Прощай, мой милый, будь здоров.
Твой Лермонтов.
[Письмо Лермонтова к Д. С. Бибикову. Акад, изд., т. IV, стр. 340]
* * *
На масленой, на другой же день после прибытия в столицу, поэт участвовал на балу, данном гр. Воронцовой-Дашковой. Его армейский мундир с короткими фалдами сильно выделял его из толпы гвардейских мундиров. Граф Сологуб хорошо помнил недовольный взгляд великого князя Михаила Павловича, пристально устремленный на молодого поэта, который крутился в вихре бала с прекрасною хозяйкою вечера. «Великий князь очевидно несколько раз пытался подойти к Лермонтову, но тот несся с кем-либо из дам по зале, словно избегая грозного объяснения. Наконец графине указали на недовольный вид высокого гостя, и она увела Лермонтова во внутренние покои, а оттуда задним ходом его препроводила из дому.

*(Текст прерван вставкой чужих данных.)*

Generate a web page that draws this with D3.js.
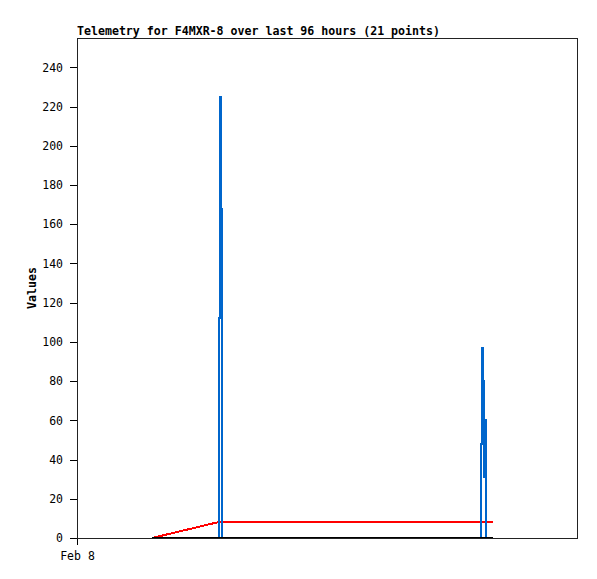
<!DOCTYPE html>
<html><head><meta charset="utf-8">
<script src="https://cdn.jsdelivr.net/npm/d3@7"></script>
<style>
body{margin:0;background:#fff;}
text{font-family:"DejaVu Sans Mono","Liberation Mono",monospace;}
</style></head>
<body><svg id="c" width="597" height="579"></svg>
<script>
const title = "Telemetry for F4MXR-8 over last 96 hours (21 points)";
const yLabel = "Values";
const baseDay = "2024-02-08T00:00:00Z";
const xTickLabels = ["Feb 8"];
// hours after Feb 8 00:00
const hours = [3.600, 6.744, 6.778, 6.797, 6.864, 6.922, 6.941, 6.955, 6.989, 10.704, 15.504,
               19.354, 19.378, 19.402, 19.450, 19.478, 19.536, 19.598, 19.635, 19.650, 19.968];
const seriesBlue  = [0, 0, 0, 112, 225, 168, 56, 0, 0, 0, 0, 0, 0, 48, 97, 80, 31, 60, 20, 0, 0];
const seriesRed   = [0, 8, 8, 8, 8, 8, 8, 8, 8, 8, 8, 8, 8, 8, 8, 8, 8, 8, 8, 8, 8];
const seriesBlack = [0, 0, 0, 0, 0, 0, 0, 0, 0, 0, 0, 0, 0, 0, 0, 0, 0, 0, 0, 0, 0];
const yTicks = [0, 20, 40, 60, 80, 100, 120, 140, 160, 180, 200, 220, 240];

const svg = d3.select("#c");
const L = 77, R = 577, T = 38, B = 538;
const base = new Date(baseDay);
const toDate = h => new Date(base.getTime() + h * 3600e3);
const x = d3.scaleUtc().domain([base, toDate(24)]).range([L, R]);
const y = d3.scaleLinear().domain([0, 255]).range([B, T]);

svg.append("text").attr("x", L).attr("y", 35).attr("font-size", "11.6px")
  .attr("font-weight", "bold").attr("fill", "#000").text(title);

// y axis
const ya = svg.append("g").attr("transform", `translate(${L},0)`)
  .call(d3.axisLeft(y).tickValues(yTicks).tickSize(7).tickPadding(7).tickFormat(d3.format("d")));
ya.select(".domain").remove();
ya.selectAll("line").attr("stroke", "#000").attr("shape-rendering", "crispEdges");
ya.selectAll("text").attr("font-size", "11.5px").attr("fill", "#000")
  .attr("font-family", "DejaVu Sans Mono, monospace");

// x axis
const xa = svg.append("g").attr("transform", `translate(0,${B})`)
  .call(d3.axisBottom(x).tickValues([base]).tickSize(7).tickPadding(7)
    .tickFormat((d, i) => xTickLabels[i]));
xa.select(".domain").remove();
xa.selectAll("line").attr("stroke", "#000").attr("shape-rendering", "crispEdges");
xa.selectAll("text").attr("font-size", "11.5px").attr("fill", "#000")
  .attr("font-family", "DejaVu Sans Mono, monospace");

svg.append("text").attr("transform", `translate(36,${(T + B) / 2}) rotate(-90)`)
  .attr("text-anchor", "middle").attr("font-size", "11.6px").attr("font-weight", "bold")
  .text(yLabel);

const drawSeries = (vals, color, curve) => svg.append("path").datum(vals)
  .attr("d", d3.line().curve(curve).x((d, i) => x(toDate(hours[i]))).y(d => y(d)))
  .attr("fill", "none").attr("stroke", color).attr("stroke-width", 2)
  .attr("stroke-linejoin", "miter").attr("shape-rendering", "crispEdges");
drawSeries(seriesRed, "#ff0000", d3.curveLinear);
drawSeries(seriesBlue, "#0066cc", d3.curveStepAfter);
drawSeries(seriesBlack, "#000000", d3.curveLinear);

// frame
svg.append("rect").attr("x", L + 0.5).attr("y", T + 0.5).attr("width", R - L).attr("height", B - T)
  .attr("fill", "none").attr("stroke", "#222").attr("stroke-width", 1);
</script></body></html>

В этот вечер поэт не подвергся замечанию. Хозяйка энергично заступалась за него перед великим князем, принимала всю ответственность на себя, говорила, что она зазвала поэта, что тот не знал ничего о бале и, наконец, апеллировала к правам хозяйки, стоящей на страже неприкосновенности гостей своих». Нелегко было затем выпросить у великого князя забвение этому проступку Лермонтова.
Считалось в высшей степени дерзким и неприличным, что офицер опальный, отбывающий наказание, смел явиться на бал, на котором были члены императорской фамилии.
[Соллогуб в передаче Висковатого, стр. 374]
* * *
Мы все, и особенно я, наперерыв приставали к в. кн. Михаилу Павловичу, прося за Лермонтова, и он при большом расположении своем к Арсеньевой сдался. Я ему все говорила, что хороший сын матери не может быть дурным сыном отечества, а Лермонтов для бабушки больше, чем сын.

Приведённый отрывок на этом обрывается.